Finish the day in Casablanca and settle into your accommodation.
Day 5: Hassan II Mosque in Casablanca, onwards to Marrakech
If you only visit one place in Casablanca — the commercial capital of Morocco — make it the Hassan II Mosque. Sitting in a picturesque location on the sea, its 690 feet (210 m) minaret is the tallest structure in Morocco and the tallest minaret in the world. While the exterior and surrounding area are impressive, what makes this mosque even more unique is it is one of the few mosques in the country where non-Muslims are permitted to enter. Join a morning tour of the mosque and marvel and the fine artisanship: hand-carved stone and wood, intricate marble floor detailing, and gilded ceilings.

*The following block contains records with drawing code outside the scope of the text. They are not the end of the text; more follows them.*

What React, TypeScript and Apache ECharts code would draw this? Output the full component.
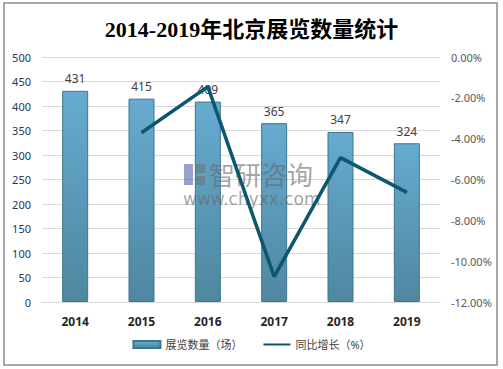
import React, { useEffect, useRef } from "react";
import * as echarts from "echarts";

const categories = ["2014", "2015", "2016", "2017", "2018", "2019"];
const exhibitionCounts = [431, 415, 409, 365, 347, 324];
const growthRates: (number | null)[] = [null, -3.71, -1.45, -10.76, -4.93, -6.63];
const leftTicks = { min: 0, max: 500, interval: 50 };
const rightTicks = { min: -12, max: 0, interval: 2 };
const barName = "展览数量（场）";
const lineName = "同比增长（%）";
const titleText = "2014-2019年北京展览数量统计";

export default function App() {
  const ref = useRef<HTMLDivElement>(null);
  useEffect(() => {
    if (!ref.current) return;
    const chart = echarts.init(ref.current, undefined, { renderer: "svg" });
    const sans = "'Noto Sans', 'Noto Sans CJK SC', sans-serif";
    const wm = "rgba(105,105,105,0.6)";
    chart.setOption({
      animation: false,
      backgroundColor: "#ffffff",
      title: {
        text: titleText,
        left: "center",
        top: 13,
        textStyle: {
          fontFamily: "'Liberation Serif', 'Noto Sans CJK SC', serif",
          fontWeight: "bold",
          fontSize: 22,
          color: "#000000",
        },
      },
      legend: {
        bottom: 14,
        left: "center",
        itemGap: 20,
        itemWidth: 27,
        itemHeight: 7,
        textStyle: { fontFamily: sans, fontSize: 11, color: "#404040" },
        data: [
          { name: barName, icon: "rect" },
          { name: lineName, itemStyle: { opacity: 0 } },
        ],
      },
      grid: { left: 42, right: 63, top: 57, bottom: 67 },
      xAxis: {
        type: "category",
        data: categories,
        axisLine: { show: true, lineStyle: { color: "#d9d9d9" } },
        axisTick: { show: false },
        axisLabel: {
          margin: 13,
          fontFamily: sans,
          fontWeight: "bold",
          fontSize: 12,
          color: "#262626",
        },
      },
      yAxis: [
        {
          type: "value",
          min: leftTicks.min,
          max: leftTicks.max,
          interval: leftTicks.interval,
          axisLine: { show: false },
          axisTick: { show: false },
          splitLine: { lineStyle: { color: "#d9d9d9" } },
          axisLabel: { margin: 11, fontFamily: sans, fontSize: 11, color: "#2e3550" },
        },
        {
          type: "value",
          min: rightTicks.min,
          max: rightTicks.max,
          interval: rightTicks.interval,
          axisLine: { show: false },
          axisTick: { show: false },
          splitLine: { show: false },
          axisLabel: {
            margin: 11,
            fontFamily: sans,
            fontSize: 11,
            color: "#595959",
            formatter: (v: number) => v.toFixed(2) + "%",
          },
        },
      ],
      series: [
        {
          name: barName,
          type: "bar",
          yAxisIndex: 0,
          data: exhibitionCounts,
          barWidth: 26,
          itemStyle: {
            color: new echarts.graphic.LinearGradient(0, 0, 0, 1, [
              { offset: 0, color: "#66abd0" },
              { offset: 1, color: "#4f879f" },
            ]),
            borderColor: "#3d7690",
            borderWidth: 1,
          },
          label: {
            show: true,
            position: "top",
            distance: 6,
            fontFamily: sans,
            fontSize: 12,
            color: "#404040",
          },
        },
        {
          name: lineName,
          type: "line",
          yAxisIndex: 1,
          data: growthRates,
          symbol: "none",
          showSymbol: false,
          lineStyle: { color: "#0d566f", width: 3.5 },
          itemStyle: { color: "#0d566f" },
          z: 60,
        },
      ],
      graphic: [
        {
          type: "rect",
          z: 100,
          shape: { x: 4, y: 3, width: 493, height: 362 },
          style: { fill: "none", stroke: "#8c8c8c", lineWidth: 1.5 },
          silent: true,
        },
        { type: "rect", z: 50, silent: true, shape: { x: 184, y: 164, width: 9, height: 21 }, style: { fill: "rgba(80,100,170,0.6)" } },
        { type: "rect", z: 50, silent: true, shape: { x: 195, y: 164, width: 10, height: 9 }, style: { fill: "rgba(110,110,110,0.5)" } },
        { type: "rect", z: 50, silent: true, shape: { x: 195, y: 176, width: 10, height: 9 }, style: { fill: "rgba(110,110,110,0.5)" } },
        {
          type: "text",
          z: 50,
          silent: true,
          x: 209,
          y: 173,
          style: {
            text: "智研咨询",
            font: "26px 'Noto Sans CJK SC', sans-serif",
            lineHeight: 26,
            fill: wm,
            verticalAlign: "middle",
          },
        },
        {
          type: "text",
          z: 50,
          silent: true,
          x: 183,
          y: 199,
          style: {
            text: "www.chyxx.com",
            font: "17px 'DejaVu Sans', sans-serif",
            lineHeight: 17,
            fill: wm,
            verticalAlign: "middle",
          },
        },
      ],
    });
    return () => chart.dispose();
  }, []);
  return (
    <div
      ref={ref}
      style={{ position: "fixed", left: 0, top: 0, width: 503, height: 369 }}
    />
  );
}
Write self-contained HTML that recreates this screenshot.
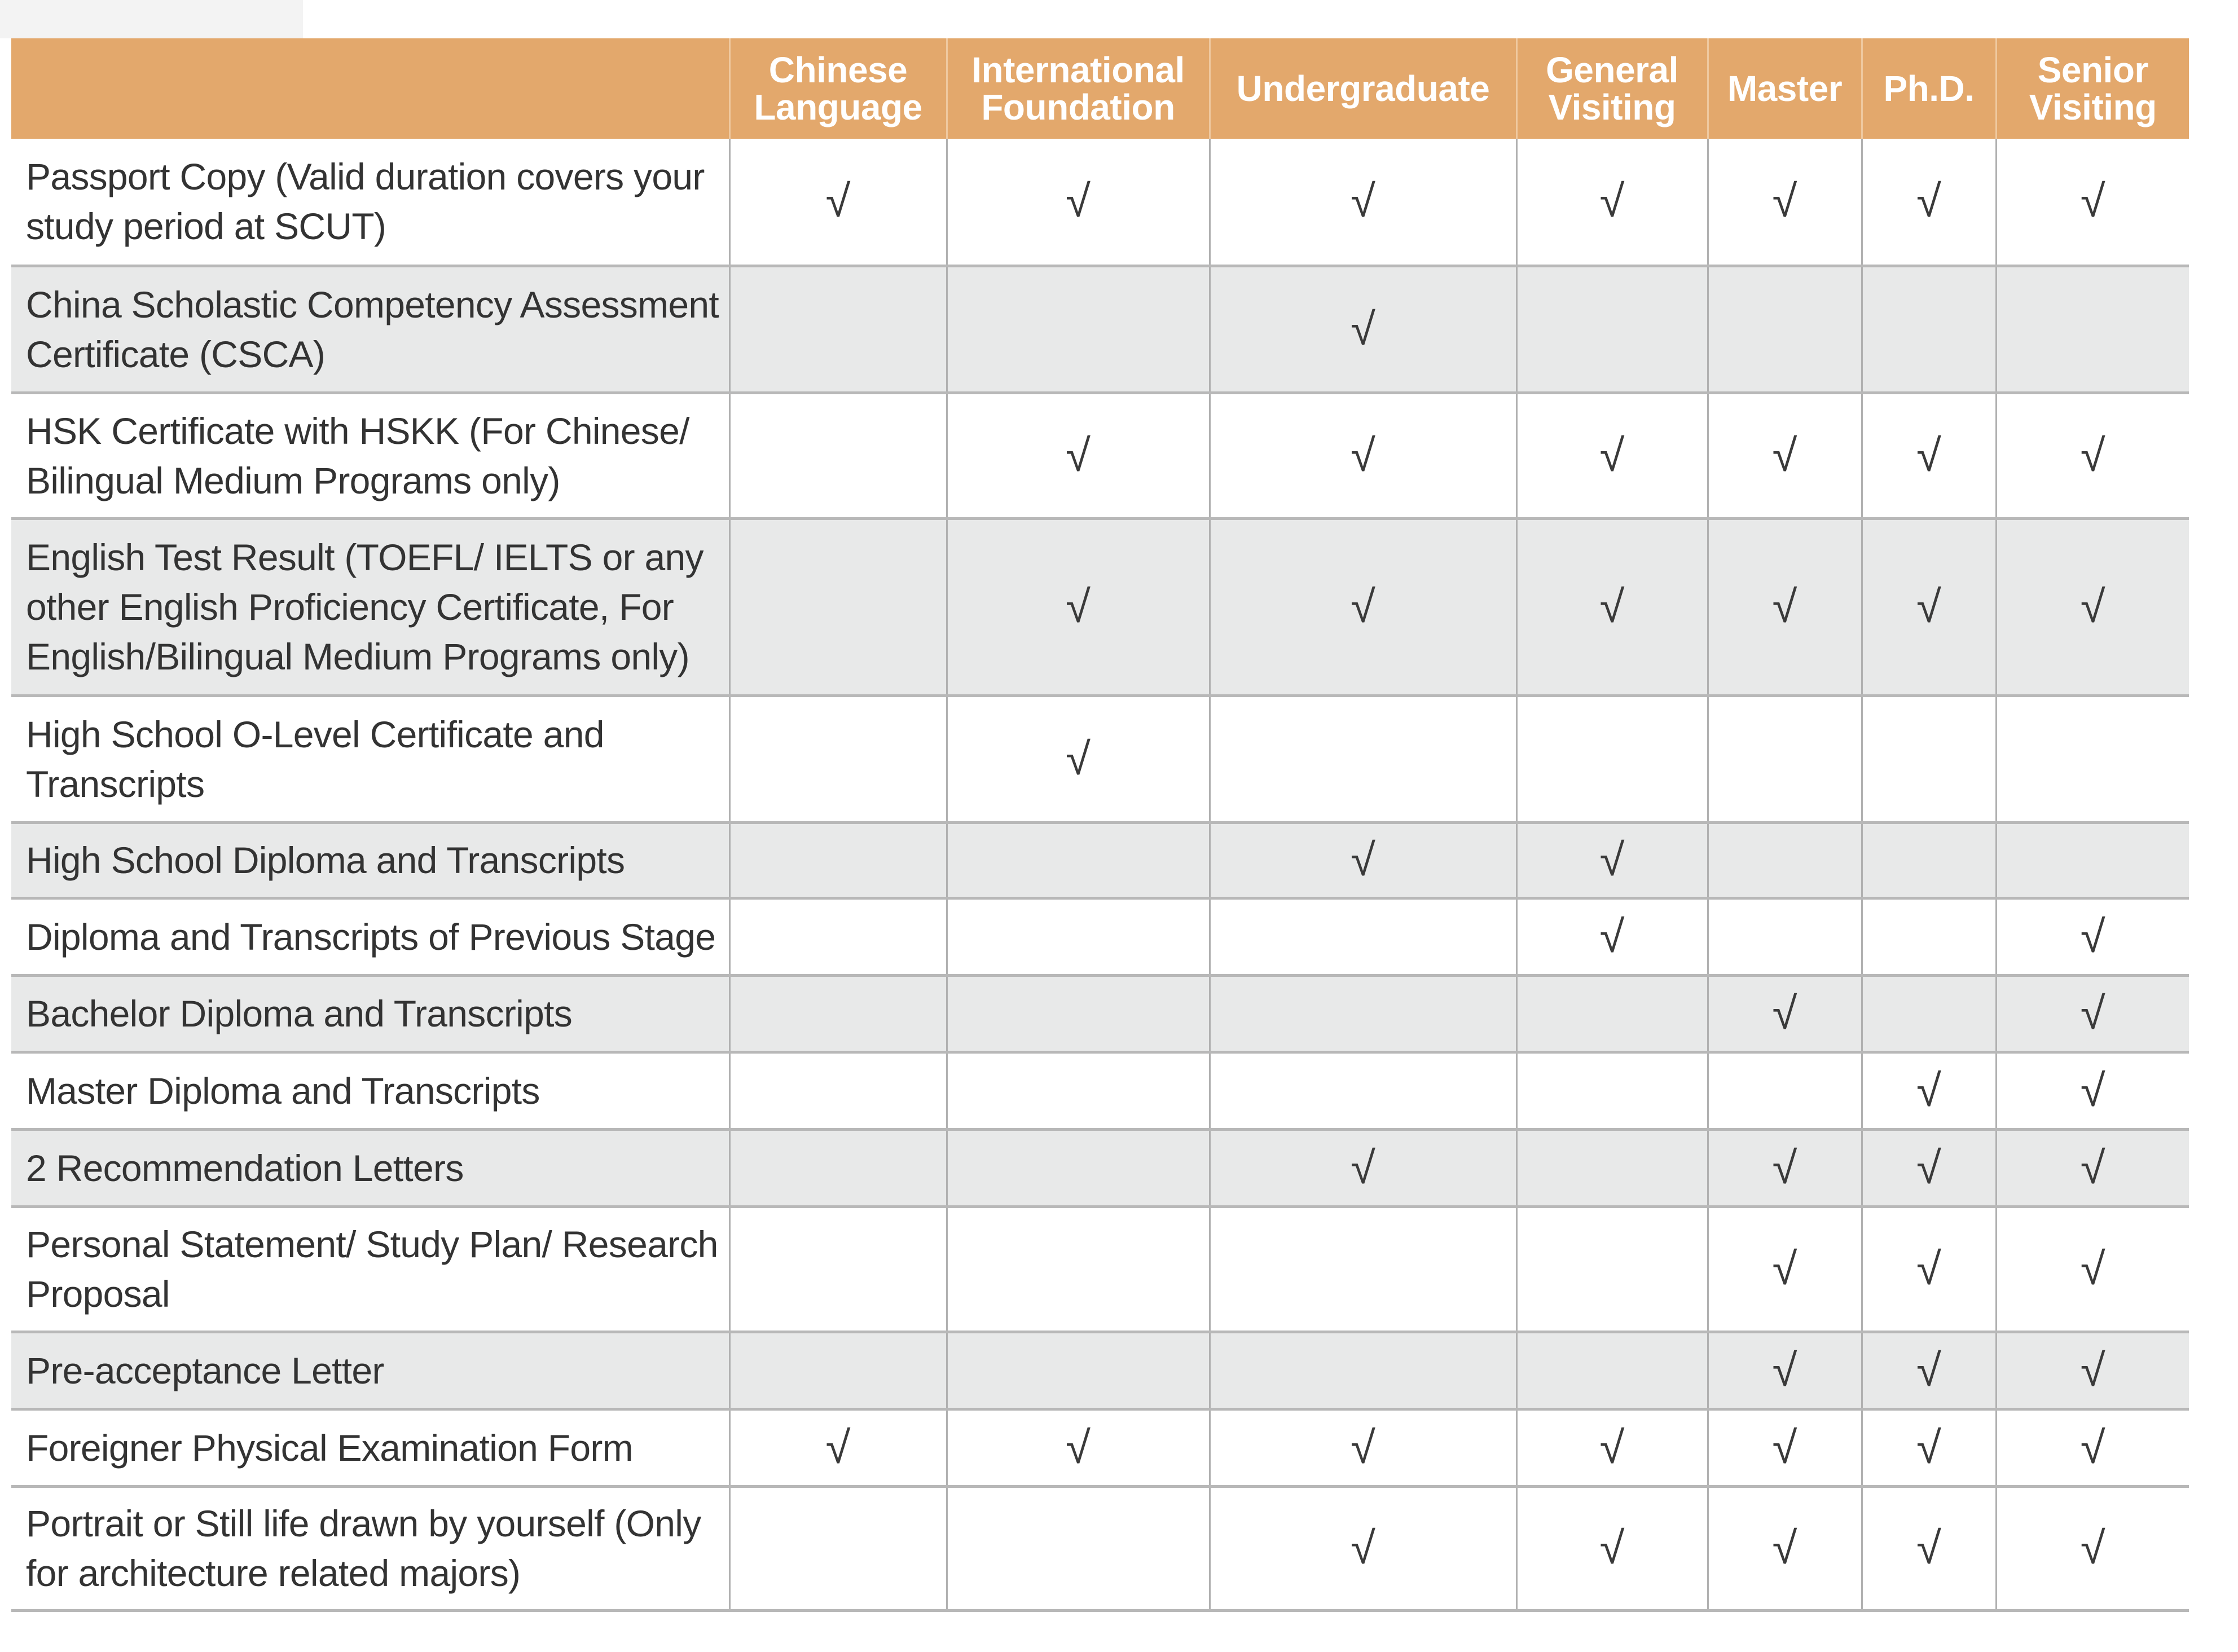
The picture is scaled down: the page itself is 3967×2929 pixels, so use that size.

Afterwards, peruse the shops of the Hobous medina. Built in the 1930's by the French, it is an excellent area to get a taste of art deco architecture while seeking out the olive, vegetable, and spice markets. From there, take a leisurely stroll along the Boulevard de la Corniche, the beach promenade that follows the Atlantic coast and is sometimes referred to as Morocco's Miami. Movie lovers may wish to check out Rick's Café, a restaurant, bar, and café designed to recreate the bar made famous in the movie classic Casablanca. Leave the coast behind and head south (three hours) to the Red City of Marrakech.
Day 6: Marrakech: Exploring the Red City
Unlike Fes, Marrakech has Berber rather than Arab roots and history and was once an important trading capital for tribes of the Atlas Mountains and today remains a major economic center. Orient yourself around the Jemaa el-Fna Square: the souks are to the north, the Koutoubia Mosque and Gardens to the west and the Kasbah area with the Saadian Tombs, Bahia Palace, and El Badi Palace are to the south. In the Ville Nouvelle, you will find the Majorelle Gardens. Meet your guide and start exploring lively Marrakech!
Spend time browsing the stalls in Souk el-Attarin (Spices), Souk Haddadine (blacksmiths), and Souk Smata (slippers). As you wander, notice the large open spaces and courtyards. These Fondouks or Caravanserai were once inns used by visiting traders and merchants who slept on the upper floors while their animals stayed on the ground floor. End your afternoon in the Jemaa el-Fna Square, in time for when it comes alive with musicians and storytellers, acrobats and dancers, and even snake charmers. As the sun sets, many rows of food stalls will begin to appear, serving anything from full meals to fruit drinks, and dried dates. For a more relaxed experience, have a bite and a glass of fresh mint tea in one of the many cafés that sit above the square and enjoy the spectacle below.
Day 7: Depart Marrakech
Complete any last minute shopping, or you may wish to spend additional time exploring Marrakech's sites such as the ornate Bahia Palace (Bahia translates to 'brilliance'). The Palace was built in the 19th century and showcases Islamic and Moroccan architecture and artisanship at its finest. It covers eight hectares (10,000 square m) of ground and includes a garden with rooms opening onto courtyards. A visit to the palace and its gardens offers the perfect place for quiet contemplation before catching your flight home.